▸ **TASK STATEMENT**
Word for word, quote all of the material, omitting the pictures.

━━━ PROVIDED MATERIAL ━━━

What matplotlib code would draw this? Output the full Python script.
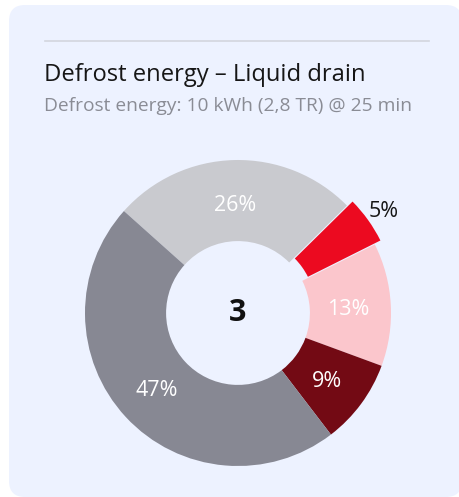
import matplotlib
matplotlib.use("Agg")
import matplotlib.pyplot as plt
from matplotlib.patches import FancyBboxPatch
from matplotlib.lines import Line2D
import numpy as np

# data
labels = ["Cat A", "Cat B", "Cat C", "Cat D", "Cat E"]
values = [26, 5, 13, 9, 47]
colors = ["#C9CACF", "#EC0A20", "#FBC6CC", "#730A14", "#878893"]
center_value = "3"
title = "Defrost energy \u2013 Liquid drain"
subtitle = "Defrost energy: 10 kWh (2,8 TR) @ 25 min"

W, H = 459, 497
fig = plt.figure(figsize=(W / 100, H / 100), dpi=100)
fig.patch.set_facecolor("white")

def fx(x):
    return x / W

def fy(y):
    return 1 - y / H

card = FancyBboxPatch((fx(9), fy(497)), fx(462) - fx(9), fy(5) - fy(497),
                      boxstyle="round,pad=0,rounding_size=0.035",
                      transform=fig.transFigure, facecolor="#EDF2FF",
                      edgecolor="none", mutation_aspect=W / H, zorder=-10)
fig.patches.append(card)
fig.lines.append(Line2D([fx(45), fx(429)], [fy(41), fy(41)], transform=fig.transFigure,
                        color="#D3D6DE", lw=1.2, zorder=-5))

fig.text(fx(44), fy(75), title, fontsize=17.1, color="#161616",
         family="Open Sans", va="center", ha="left")
fig.text(fx(44), fy(106), subtitle, fontsize=13.75, color="#8A8C95",
         family="Open Sans", va="center", ha="left")

cx, cy, R = 238, 313, 153
ax = fig.add_axes([fx(cx - R), fy(cy + R), (2 * R) / W, (2 * R) / H])
ax.set_facecolor("none")
explode = [0, 0.045, 0, 0, 0]
wedges, _ = ax.pie(values, colors=colors, startangle=138.2, counterclock=False,
                   explode=explode, radius=1,
                   wedgeprops=dict(width=0.53, edgecolor="none"))

total = sum(values)
ang = 138.2
for v, w in zip(values, wedges):
    sweep = v / total * 360
    mid = np.deg2rad(ang - sweep / 2)
    ang -= sweep
    if v < 8:
        r = 1.17
        col = "#161616"
    else:
        r = 0.72
        col = "white"
    ax.text(r * np.cos(mid), r * np.sin(mid) - 0.02, f"{v}%", ha="center", va="center",
            fontsize=15.5, color=col, family="Open Sans")

ax.text(0, 0, center_value, ha="center", va="center", fontsize=22,
        fontweight="bold", color="#111111", family="Open Sans")
ax.set_xlim(-1, 1)
ax.set_ylim(-1, 1)
ax.set_aspect("equal")
ax.axis("off")
for w in wedges:
    w.set_clip_on(False)

fig.savefig("out.png", dpi=100, facecolor="white")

━━━

▸ **TASK ANSWER**
What matplotlib code would draw this? Output the full Python script.
import matplotlib
matplotlib.use("Agg")
import matplotlib.pyplot as plt
from matplotlib.patches import FancyBboxPatch
from matplotlib.lines import Line2D
import numpy as np

# data
labels = ["Cat A", "Cat B", "Cat C", "Cat D", "Cat E"]
values = [26, 5, 13, 9, 47]
colors = ["#C9CACF", "#EC0A20", "#FBC6CC", "#730A14", "#878893"]
center_value = "3"
title = "Defrost energy \u2013 Liquid drain"
subtitle = "Defrost energy: 10 kWh (2,8 TR) @ 25 min"

W, H = 459, 497
fig = plt.figure(figsize=(W / 100, H / 100), dpi=100)
fig.patch.set_facecolor("white")

def fx(x):
    return x / W

def fy(y):
    return 1 - y / H

card = FancyBboxPatch((fx(9), fy(497)), fx(462) - fx(9), fy(5) - fy(497),
                      boxstyle="round,pad=0,rounding_size=0.035",
                      transform=fig.transFigure, facecolor="#EDF2FF",
                      edgecolor="none", mutation_aspect=W / H, zorder=-10)
fig.patches.append(card)
fig.lines.append(Line2D([fx(45), fx(429)], [fy(41), fy(41)], transform=fig.transFigure,
                        color="#D3D6DE", lw=1.2, zorder=-5))

fig.text(fx(44), fy(75), title, fontsize=17.1, color="#161616",
         family="Open Sans", va="center", ha="left")
fig.text(fx(44), fy(106), subtitle, fontsize=13.75, color="#8A8C95",
         family="Open Sans", va="center", ha="left")

cx, cy, R = 238, 313, 153
ax = fig.add_axes([fx(cx - R), fy(cy + R), (2 * R) / W, (2 * R) / H])
ax.set_facecolor("none")
explode = [0, 0.045, 0, 0, 0]
wedges, _ = ax.pie(values, colors=colors, startangle=138.2, counterclock=False,
                   explode=explode, radius=1,
                   wedgeprops=dict(width=0.53, edgecolor="none"))

total = sum(values)
ang = 138.2
for v, w in zip(values, wedges):
    sweep = v / total * 360
    mid = np.deg2rad(ang - sweep / 2)
    ang -= sweep
    if v < 8:
        r = 1.17
        col = "#161616"
    else:
        r = 0.72
        col = "white"
    ax.text(r * np.cos(mid), r * np.sin(mid) - 0.02, f"{v}%", ha="center", va="center",
            fontsize=15.5, color=col, family="Open Sans")

ax.text(0, 0, center_value, ha="center", va="center", fontsize=22,
        fontweight="bold", color="#111111", family="Open Sans")
ax.set_xlim(-1, 1)
ax.set_ylim(-1, 1)
ax.set_aspect("equal")
ax.axis("off")
for w in wedges:
    w.set_clip_on(False)

fig.savefig("out.png", dpi=100, facecolor="white")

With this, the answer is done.